Partisan gridlock is crippling our nation’s ability to live up to its promise. To create truly effective solutions to America’s most pressing domestic problems, our leaders have to be willing to step across the aisle and work together toward a common goal.

Nowhere is this need more pressing than in the very foundation of the American dream — health care and long-term financial security.

The time for rhetoric is over. It’s time for leadership and action. That is why AARP, the Business Roundtable and the Service Employees International Union, organizations that often hold different views, are coming together with “Divided We Fail” — a national effort to help fix this problem and ensure that all Americans have access to the affordable, quality health care they deserve.

The United States is reaching a tipping point. With millions of Americans concerned about their health and long-term financial security, they fear the future will not be as prosperous for their children and grandchildren. If that happens, it will be the first time in American history. That is unacceptable.

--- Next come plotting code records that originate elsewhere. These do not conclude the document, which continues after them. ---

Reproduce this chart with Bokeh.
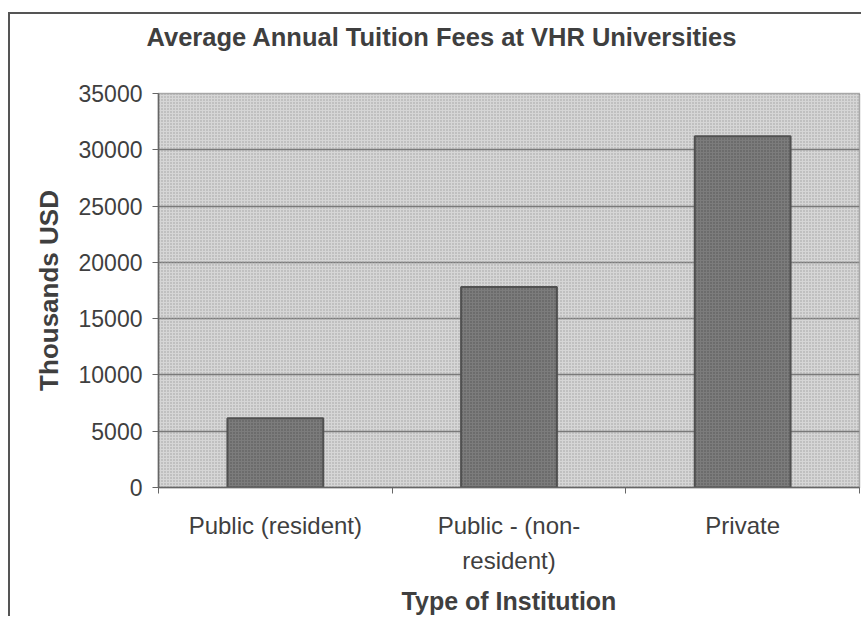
from bokeh.plotting import figure
from bokeh.models import FixedTicker, BoxAnnotation, Range1d
from bokeh.embed import file_html
from bokeh.resources import INLINE
import numpy as np

# Average annual tuition by institution type
categories = ["Public (resident)", "Public - (non-resident)", "Private"]
tick_labels = ["Public (resident)", "Public - (non-\nresident)", "Private"]
tuition = [6150, 17800, 31200]
y_ticks = [0, 5000, 10000, 15000, 20000, 25000, 30000, 35000]
title = "Average Annual Tuition Fees at VHR Universities"

FONT = "Liberation Sans"
TEXT = "#3f3f3f"

centers = np.arange(len(categories)) + 0.5
edges = np.arange(len(categories) + 1)

p = figure(
    width=853, height=604,
    x_range=Range1d(0, len(categories)),
    y_range=Range1d(0, 35000),
    output_backend="svg", toolbar_location=None,
    min_border_left=148, min_border_right=4, min_border_top=79, min_border_bottom=131,
)
# chart border on the left and top edges
p.styles = {
    "margin-left": "8px", "margin-top": "12px",
    "border-left": "2px solid #555555", "border-top": "2px solid #555555",
}

p.background_fill_color = "#d6d6d6"
p.border_fill_color = "white"
p.outline_line_color = "#666666"
p.outline_line_dash = "1 1"
p.outline_line_width = 1.5

# stippled plot-area texture
p.add_layout(BoxAnnotation(fill_alpha=0, line_color=None, hatch_pattern="dot",
                           hatch_scale=3, hatch_color="#a0a0a0", level="underlay"))

p.vbar(x=centers, top=tuition, width=0.41, bottom=0,
       fill_color="#7c7c7c", hatch_pattern="dot", hatch_scale=3, hatch_color="#555555",
       line_color="#505050", line_width=2)

# Title (a blank second line keeps it clear of the plot area)
p.title.text = title + "\n "
p.title.text_font = FONT
p.title.text_font_size = "25.5px"
p.title.text_font_style = "bold"
p.title.text_line_height = 1.3
p.title.text_color = TEXT
p.title.align = "left"
p.title.offset = -12
p.title.standoff = 12

# Y axis
ya = p.yaxis[0]
ya.ticker = FixedTicker(ticks=y_ticks)
ya.axis_label = "Thousands USD"
ya.axis_label_text_font = FONT
ya.axis_label_text_font_size = "26px"
ya.axis_label_text_font_style = "bold"
ya.axis_label_text_color = TEXT
ya.axis_label_standoff = 12
ya.major_label_text_font = FONT
ya.major_label_text_font_size = "23px"
ya.major_label_text_color = TEXT
ya.major_label_standoff = 10
ya.major_tick_out = 6
ya.major_tick_in = 0
ya.major_tick_line_color = "#666666"
ya.minor_tick_line_color = None
ya.axis_line_color = "#666666"
ya.axis_line_width = 1.5
ya.formatter.use_scientific = False

# X axis: category labels centred, tick marks at category boundaries
xa = p.xaxis[0]
xa.ticker = FixedTicker(ticks=list(centers), minor_ticks=list(edges))
xa.major_label_overrides = {float(c): t for c, t in zip(centers, tick_labels)}
xa.major_label_text_font = FONT
xa.major_label_text_font_size = "24px"
xa.major_label_text_color = TEXT
xa.major_label_text_line_height = 1.3
xa.major_label_standoff = 18
xa.major_tick_line_color = None
xa.minor_tick_line_color = "#666666"
xa.minor_tick_out = 6
xa.minor_tick_in = 0
xa.axis_line_color = "#666666"
xa.axis_line_width = 1.5
xa.axis_label = "Type of Institution"
xa.axis_label_text_font = FONT
xa.axis_label_text_font_size = "25px"
xa.axis_label_text_font_style = "bold"
xa.axis_label_text_color = TEXT
xa.axis_label_standoff = 10

p.xgrid.grid_line_color = None
p.ygrid.grid_line_color = "#7a7a7a"
p.ygrid.grid_line_width = 1.5

open("out.html", "w").write(file_html(p, INLINE))
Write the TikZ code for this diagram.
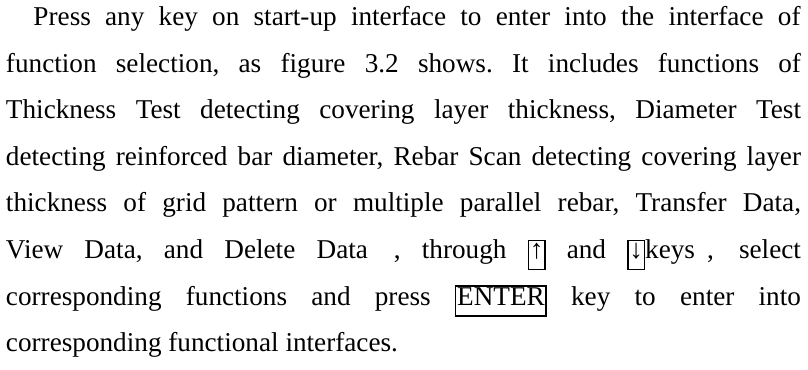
\documentclass[tikz,border=0pt]{standalone}
\usepackage{fontspec}
\setmainfont{Liberation Serif}
\frenchspacing
% framed key caps inside running text
\newcommand\keycap[1]{{\setlength\fboxrule{1.1pt}\setlength\fboxsep{0.5pt}\fbox{\rule[-7pt]{0pt}{19.5pt}#1}}}
% wide punctuation comma, drawn with the serif comma
\newcommand\widecomma{\kern3.5pt,}
\begin{document}
\begin{tikzpicture}[x=0.75pt,y=-0.75pt,
  textline/.style={anchor=base west,inner sep=0pt,outer sep=0pt,
    font=\fontsize{20.4pt}{30pt}\selectfont}]
\useasboundingbox (0,0) rectangle (808,369);
\def\fullw{596.25pt}
\node[textline] (l1) at (33.5,25.5) {\makebox[575.25pt][s]{Press any key on start-up interface to enter into the interface of}};
\node[textline] (l2) at (6,72.1) {\makebox[\fullw][s]{function selection, as figure 3.2 shows. It includes functions of}};
\node[textline] (l3) at (6,118.7) {\makebox[\fullw][s]{Thickness Test detecting covering layer thickness, Diameter Test}};
\node[textline] (l4) at (6,165.3) {\makebox[\fullw][s]{detecting reinforced bar diameter, Rebar Scan detecting covering layer}};
\node[textline] (l5) at (6,211.9) {\makebox[\fullw][s]{thickness of grid pattern or multiple parallel rebar, Transfer Data,}};
\node[textline] (l6) at (6,258.5) {\makebox[\fullw][s]{View Data, and Delete Data \widecomma{} through \keycap{↑} and \keycap{↓}keys\kern9pt,\kern3pt{} select}};
\node[textline] (l7) at (6,305.1) {\makebox[\fullw][s]{corresponding functions and press \keycap{ENTER} key to enter into}};
\node[textline] (l8) at (6,351.7) {corresponding functional interfaces.};
\end{tikzpicture}
\end{document}
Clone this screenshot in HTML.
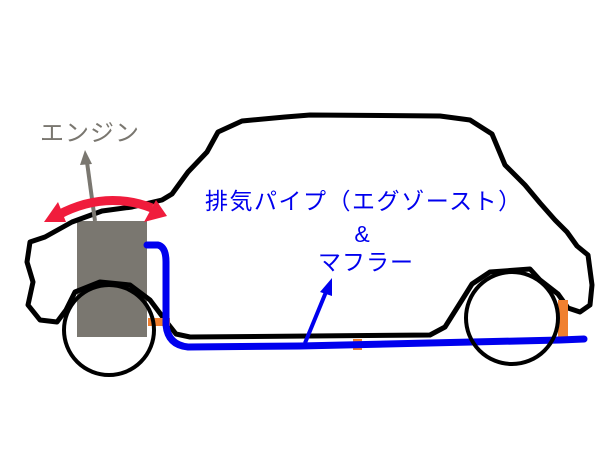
<!DOCTYPE html>
<html><head><meta charset="utf-8"><style>
html,body{margin:0;padding:0;background:#fff;width:600px;height:450px;overflow:hidden}
svg text{font-family:"Liberation Sans","Noto Sans CJK JP",sans-serif}
</style></head><body>
<svg width="600" height="450" viewBox="0 0 600 450" xmlns="http://www.w3.org/2000/svg">
<rect width="600" height="450" fill="#fff"/>
<rect x="77" y="221" width="70" height="116" fill="#7a7770"/>
<path d="M45,237 L30,242 L27,262 L33,282 L28,305 L40,320 L57,322 L66,310 L75,292 L100,282 L130,285 L150,300 L165,320 L176,334 L190,337 L430,335 L445,327 L462,300 L472,284 L490,272 L530,269 L540,280 L558,294 L568,308 L580,312 L590,305 L592,285 L588,255 L577,246 L567,232 L555,220 L540,203 L525,185 L505,165 L492,134 L470,120 L440,116 L310,115 L285,117 L242,121 L218,132 L207,152 L188,172 L172,194 L162,200 L132,207 L102,211 L72,222 Z" fill="none" stroke="#000" stroke-width="5" stroke-linejoin="round"/>
<rect x="148" y="318" width="22" height="8" fill="#f08030"/>
<rect x="353" y="339" width="9" height="11" fill="#f08030"/>
<rect x="558" y="300" width="10" height="42" fill="#f08030"/>
<path d="M147,245 L158,245 Q166,247 166,262 L166,325 Q168,345 188,347 L300,346 L560,340 L584,339" fill="none" stroke="#0000ee" stroke-width="7" stroke-linecap="round" stroke-linejoin="round"/>
<circle cx="109" cy="330" r="45" fill="none" stroke="#000" stroke-width="4"/>
<circle cx="512" cy="318" r="46" fill="none" stroke="#000" stroke-width="4"/>
<line x1="95" y1="221" x2="87" y2="162" stroke="#7a7770" stroke-width="4"/>
<polygon points="85,150 80,165 92,164" fill="#7a7770"/>
<text x="40" y="141" font-size="24" fill="#7a7770" letter-spacing="1">エンジン</text>
<path d="M58,215 Q105,190 152,208" fill="none" stroke="#f01c3c" stroke-width="9"/>
<polygon points="44,222 58,202 66,222" fill="#f01c3c"/>
<polygon points="167,216 144,222 156,200" fill="#f01c3c"/>
<text x="205" y="209" font-size="23" fill="#0000ee" letter-spacing="1.5">排気パイプ（エグゾースト）</text>
<text x="362" y="242" font-size="23" fill="#0000ee" text-anchor="middle">&amp;</text>
<text x="366" y="270" font-size="23" fill="#0000ee" text-anchor="middle" letter-spacing="1">マフラー</text>
<line x1="305" y1="343" x2="326" y2="292" stroke="#0000ee" stroke-width="4"/>
<polygon points="332,278 320,292 332,296" fill="#0000ee"/>
</svg>
</body></html>
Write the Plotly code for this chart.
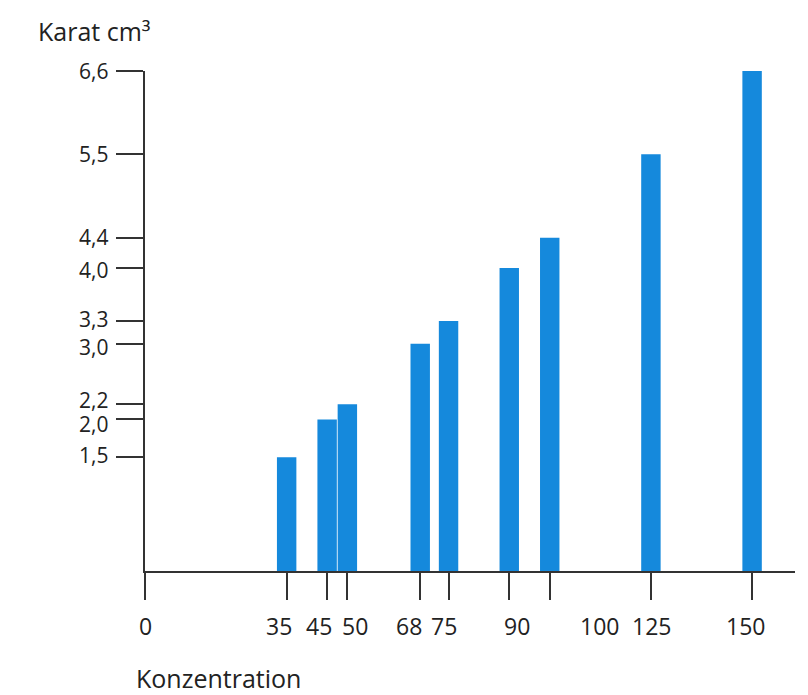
import plotly.graph_objects as go

konzentration = [35, 45, 50, 68, 75, 90, 100, 125, 150]
karat = [1.5, 2.0, 2.2, 3.0, 3.3, 4.0, 4.4, 5.5, 6.6]
x_ticks = [0, 35, 45, 50, 68, 75, 90, 100, 125, 150]
x_tick_labels = ["0", "35", "45", "50", "68", "75", "90", "100", "125", "150"]
y_ticks = [1.5, 2.0, 2.2, 3.0, 3.3, 4.0, 4.4, 5.5, 6.6]
y_tick_labels = ["1,5", "2,0", "2,2", "3,0", "3,3", "4,0", "4,4", "5,5", "6,6"]

# pixel nudges of the tick labels (style only)
x_label_nudge = [0, -8, -8, 8, -11, -5, 8, 50, 1, -7]
y_label_nudge = [2, -5, 4, -3, 2, -2, 1, 0, 0]

font_family = "Open Sans, Noto Sans, sans-serif"
axis_color = "#333333"
text_color = "#222222"

fig = go.Figure(go.Bar(
    x=konzentration, y=karat, width=4.8,
    marker=dict(color="#1589dc", line=dict(width=0)),
))

annotations = [
    dict(text=lab, xref="x", yref="paper", x=v, y=0, xshift=dx, yshift=-55,
         xanchor="center", yanchor="middle", showarrow=False,
         font=dict(size=23, family=font_family, color=text_color))
    for v, lab, dx in zip(x_ticks, x_tick_labels, x_label_nudge)
]
annotations += [
    dict(text=lab, xref="paper", yref="y", x=0, y=v, xshift=-36, yshift=dy,
         xanchor="right", yanchor="middle", showarrow=False, borderpad=0,
         font=dict(size=21, family=font_family, color=text_color))
    for v, lab, dy in zip(y_ticks, y_tick_labels, y_label_nudge)
]
annotations += [
    dict(text="Karat cm³", xref="paper", yref="paper", x=-0.168, y=1.0,
         yshift=40, xanchor="left", yanchor="middle", showarrow=False,
         font=dict(size=25, family=font_family, color=text_color)),
    dict(text="Konzentration", xref="paper", yref="paper", x=-0.017, y=0,
         yshift=-107, xanchor="left", yanchor="middle", showarrow=False,
         font=dict(size=25, family=font_family, color=text_color)),
]

fig.update_layout(
    width=800, height=687,
    margin=dict(l=137, r=13, t=63, b=124),
    paper_bgcolor="white", plot_bgcolor="white",
    showlegend=False,
    font=dict(family=font_family, size=21, color=text_color),
    xaxis=dict(
        range=[0, 160.6], tickmode="array", tickvals=x_ticks, showticklabels=False,
        automargin=False,
        showgrid=False, zeroline=False, showline=True, linecolor=axis_color, linewidth=1.5,
        ticks="outside", ticklen=27, tickwidth=1.5, tickcolor=axis_color,
    ),
    yaxis=dict(
        range=[0, 6.6], tickmode="array", tickvals=y_ticks, showticklabels=False,
        automargin=False,
        showgrid=False, zeroline=False, showline=True, linecolor=axis_color, linewidth=1.5,
        ticks="outside", ticklen=27, tickwidth=1.5, tickcolor=axis_color,
    ),
    annotations=annotations,
)

fig.write_html("out.html")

Sharply increasing health care costs continue to burden workers and businesses alike while sapping our nation’s competitive strength. In fact, more than half of the CEOs of America’s largest employers cite rising health care costs as the most significant pressure facing their companies. At the same time, workers are facing double jeopardy: a broken health care system and a deep uncertainty about how to pay for it. And as the presidential campaigns, primaries and elections continue to dominate the news, we can expect a great deal of finger-pointing for this quagmire.

As leaders of three prominent business, labor and consumer organizations, we took our shared message to Capitol Hill this week and challenged our elected leaders to put aside partisan differences and join us by pledging to create meaningful solutions to the health care challenges that burden our nation. We believe that only by working together — corporations, government, individuals and families — can we address America’s health care crisis. If our three organizations can put aside our ideological differences to create real solutions, then Congress can, too.

Our challenge stands for all who are willing to rise to it. As we enter the presidential election season, we call on our nation’s leaders to offer real solutions to the critical issues facing our nation. We need leaders who are willing to take a serious look at these issues, those who understand that the complexities are too important to be glossed over by platitudes and sound bites and who are ready to get the job done if elected.

The time for action is now. The problems are complex, and the answers will require hard choices. We must start by coming together. From there, we can work to craft fair and bipartisan solutions. Our organizations, and the Americans we represent, are leading the charge for positive change. We truly hope that Congress will follow our lead. Divided we fail, but together we can do anything.

Bill Novelli is CEO of AARP, John Castellani is president of the Business Roundtable and Andy Stern is president of the Service Employees International Union.